Data lines:
--------

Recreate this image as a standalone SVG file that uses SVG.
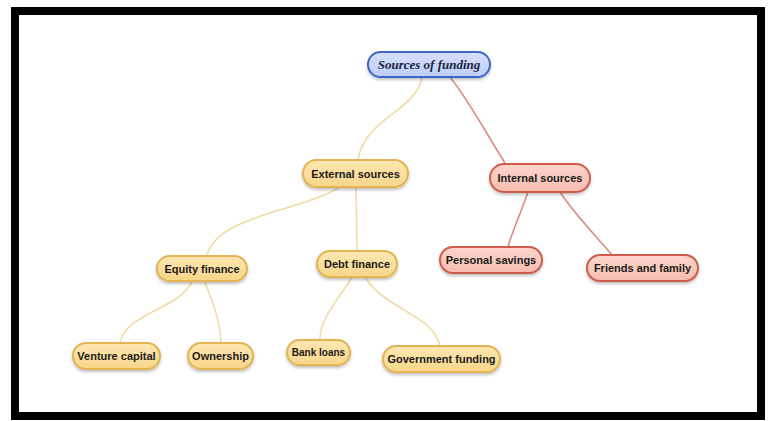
<svg xmlns="http://www.w3.org/2000/svg" width="770" height="421" viewBox="0 0 770 421">
<defs>
<linearGradient id="gOr" x1="0" y1="0" x2="0" y2="1"><stop offset="0" stop-color="#fde7b3"/><stop offset="1" stop-color="#f8d68a"/></linearGradient>
<linearGradient id="gRd" x1="0" y1="0" x2="0" y2="1"><stop offset="0" stop-color="#fbd6cc"/><stop offset="1" stop-color="#f6bcae"/></linearGradient>
<linearGradient id="gBl" x1="0" y1="0" x2="0" y2="1"><stop offset="0" stop-color="#d6e0fb"/><stop offset="1" stop-color="#bccdf6"/></linearGradient>
<filter id="sh" x="-20%" y="-30%" width="140%" height="170%"><feDropShadow dx="0" dy="2" stdDeviation="1.5" flood-color="#000" flood-opacity="0.25"/></filter>
</defs>
<style>
.or{fill:url(#gOr);stroke:#e2b452;stroke-width:2;filter:url(#sh)}
.rd{fill:url(#gRd);stroke:#cf5b4c;stroke-width:2;filter:url(#sh)}
.bl{fill:url(#gBl);stroke:#3d66c9;stroke-width:2;filter:url(#sh)}
text{font-family:"Liberation Sans",Arial,sans-serif;font-weight:bold;font-size:11px;fill:#1a1a1a;text-anchor:middle;dominant-baseline:central}
.title{font-family:"Liberation Serif","Times New Roman",serif;font-style:italic;font-size:13px;fill:#1c2340}
.cy{fill:none;stroke:#efdca0;stroke-width:1.6}
.cr{fill:none;stroke:#dc8c82;stroke-width:1.6}
</style>
<rect x="0" y="0" width="770" height="421" fill="#fff"/>
<rect x="15" y="11" width="746" height="405" fill="none" stroke="#000" stroke-width="8"/>
<g id="connectors">
<path class="cy" d="M422,77 C416,112 364,118 358,160"/>
<path class="cr" d="M450,77 C470,102 490,140 505,163"/>
<path class="cy" d="M340,187 C300,212 218,215 207,255"/>
<path class="cy" d="M356,187 L357,250"/>
<path class="cy" d="M193,280 C180,310 126,312 120,343"/>
<path class="cy" d="M204,280 C212,300 220,320 221,343"/>
<path class="cy" d="M352,277 C338,300 320,318 320,340"/>
<path class="cy" d="M365,277 C385,310 435,315 440,347"/>
<path class="cr" d="M528,192 C520,215 512,232 508,247"/>
<path class="cr" d="M560,192 C575,215 598,238 612,255"/>
</g>
<g id="n-sources"><rect class="bl" x="368" y="52" width="122" height="25" rx="12.5"/><text class="title" x="429" y="64.5" font-weight="bold">Sources of funding</text></g>
<g id="n-external"><rect class="or" x="303" y="160" width="105" height="27" rx="13.5"/><text x="355.5" y="173.5">External sources</text></g>
<g id="n-internal"><rect class="rd" x="490" y="164" width="100" height="28" rx="14"/><text x="540" y="178">Internal sources</text></g>
<g id="n-equity"><rect class="or" x="157" y="256" width="90" height="25" rx="12.5"/><text x="202" y="268.5">Equity finance</text></g>
<g id="n-debt"><rect class="or" x="317" y="251" width="80" height="26" rx="13"/><text x="357" y="264">Debt finance</text></g>
<g id="n-personal"><rect class="rd" x="440" y="247" width="102" height="26" rx="13"/><text x="491" y="260">Personal savings</text></g>
<g id="n-friends"><rect class="rd" x="587" y="255" width="111" height="26" rx="13"/><text x="642.5" y="268">Friends and family</text></g>
<g id="n-venture"><rect class="or" x="73" y="343" width="87" height="26" rx="13"/><text x="116.5" y="356">Venture capital</text></g>
<g id="n-ownership"><rect class="or" x="188" y="343" width="65" height="26" rx="13"/><text x="220.5" y="356">Ownership</text></g>
<g id="n-bank"><rect class="or" x="287" y="340" width="63" height="25" rx="12.5"/><text x="318.5" y="352.5" style="font-size:10px">Bank loans</text></g>
<g id="n-gov"><rect class="or" x="383" y="346" width="117" height="26" rx="13"/><text x="441.5" y="359">Government funding</text></g>
</svg>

--------

What you have to do: In this exercise, set down all of the data exactly, without the pictures.

Response to this task:
Recreate this image as a standalone SVG file that uses SVG.
<svg xmlns="http://www.w3.org/2000/svg" width="770" height="421" viewBox="0 0 770 421">
<defs>
<linearGradient id="gOr" x1="0" y1="0" x2="0" y2="1"><stop offset="0" stop-color="#fde7b3"/><stop offset="1" stop-color="#f8d68a"/></linearGradient>
<linearGradient id="gRd" x1="0" y1="0" x2="0" y2="1"><stop offset="0" stop-color="#fbd6cc"/><stop offset="1" stop-color="#f6bcae"/></linearGradient>
<linearGradient id="gBl" x1="0" y1="0" x2="0" y2="1"><stop offset="0" stop-color="#d6e0fb"/><stop offset="1" stop-color="#bccdf6"/></linearGradient>
<filter id="sh" x="-20%" y="-30%" width="140%" height="170%"><feDropShadow dx="0" dy="2" stdDeviation="1.5" flood-color="#000" flood-opacity="0.25"/></filter>
</defs>
<style>
.or{fill:url(#gOr);stroke:#e2b452;stroke-width:2;filter:url(#sh)}
.rd{fill:url(#gRd);stroke:#cf5b4c;stroke-width:2;filter:url(#sh)}
.bl{fill:url(#gBl);stroke:#3d66c9;stroke-width:2;filter:url(#sh)}
text{font-family:"Liberation Sans",Arial,sans-serif;font-weight:bold;font-size:11px;fill:#1a1a1a;text-anchor:middle;dominant-baseline:central}
.title{font-family:"Liberation Serif","Times New Roman",serif;font-style:italic;font-size:13px;fill:#1c2340}
.cy{fill:none;stroke:#efdca0;stroke-width:1.6}
.cr{fill:none;stroke:#dc8c82;stroke-width:1.6}
</style>
<rect x="0" y="0" width="770" height="421" fill="#fff"/>
<rect x="15" y="11" width="746" height="405" fill="none" stroke="#000" stroke-width="8"/>
<g id="connectors">
<path class="cy" d="M422,77 C416,112 364,118 358,160"/>
<path class="cr" d="M450,77 C470,102 490,140 505,163"/>
<path class="cy" d="M340,187 C300,212 218,215 207,255"/>
<path class="cy" d="M356,187 L357,250"/>
<path class="cy" d="M193,280 C180,310 126,312 120,343"/>
<path class="cy" d="M204,280 C212,300 220,320 221,343"/>
<path class="cy" d="M352,277 C338,300 320,318 320,340"/>
<path class="cy" d="M365,277 C385,310 435,315 440,347"/>
<path class="cr" d="M528,192 C520,215 512,232 508,247"/>
<path class="cr" d="M560,192 C575,215 598,238 612,255"/>
</g>
<g id="n-sources"><rect class="bl" x="368" y="52" width="122" height="25" rx="12.5"/><text class="title" x="429" y="64.5" font-weight="bold">Sources of funding</text></g>
<g id="n-external"><rect class="or" x="303" y="160" width="105" height="27" rx="13.5"/><text x="355.5" y="173.5">External sources</text></g>
<g id="n-internal"><rect class="rd" x="490" y="164" width="100" height="28" rx="14"/><text x="540" y="178">Internal sources</text></g>
<g id="n-equity"><rect class="or" x="157" y="256" width="90" height="25" rx="12.5"/><text x="202" y="268.5">Equity finance</text></g>
<g id="n-debt"><rect class="or" x="317" y="251" width="80" height="26" rx="13"/><text x="357" y="264">Debt finance</text></g>
<g id="n-personal"><rect class="rd" x="440" y="247" width="102" height="26" rx="13"/><text x="491" y="260">Personal savings</text></g>
<g id="n-friends"><rect class="rd" x="587" y="255" width="111" height="26" rx="13"/><text x="642.5" y="268">Friends and family</text></g>
<g id="n-venture"><rect class="or" x="73" y="343" width="87" height="26" rx="13"/><text x="116.5" y="356">Venture capital</text></g>
<g id="n-ownership"><rect class="or" x="188" y="343" width="65" height="26" rx="13"/><text x="220.5" y="356">Ownership</text></g>
<g id="n-bank"><rect class="or" x="287" y="340" width="63" height="25" rx="12.5"/><text x="318.5" y="352.5" style="font-size:10px">Bank loans</text></g>
<g id="n-gov"><rect class="or" x="383" y="346" width="117" height="26" rx="13"/><text x="441.5" y="359">Government funding</text></g>
</svg>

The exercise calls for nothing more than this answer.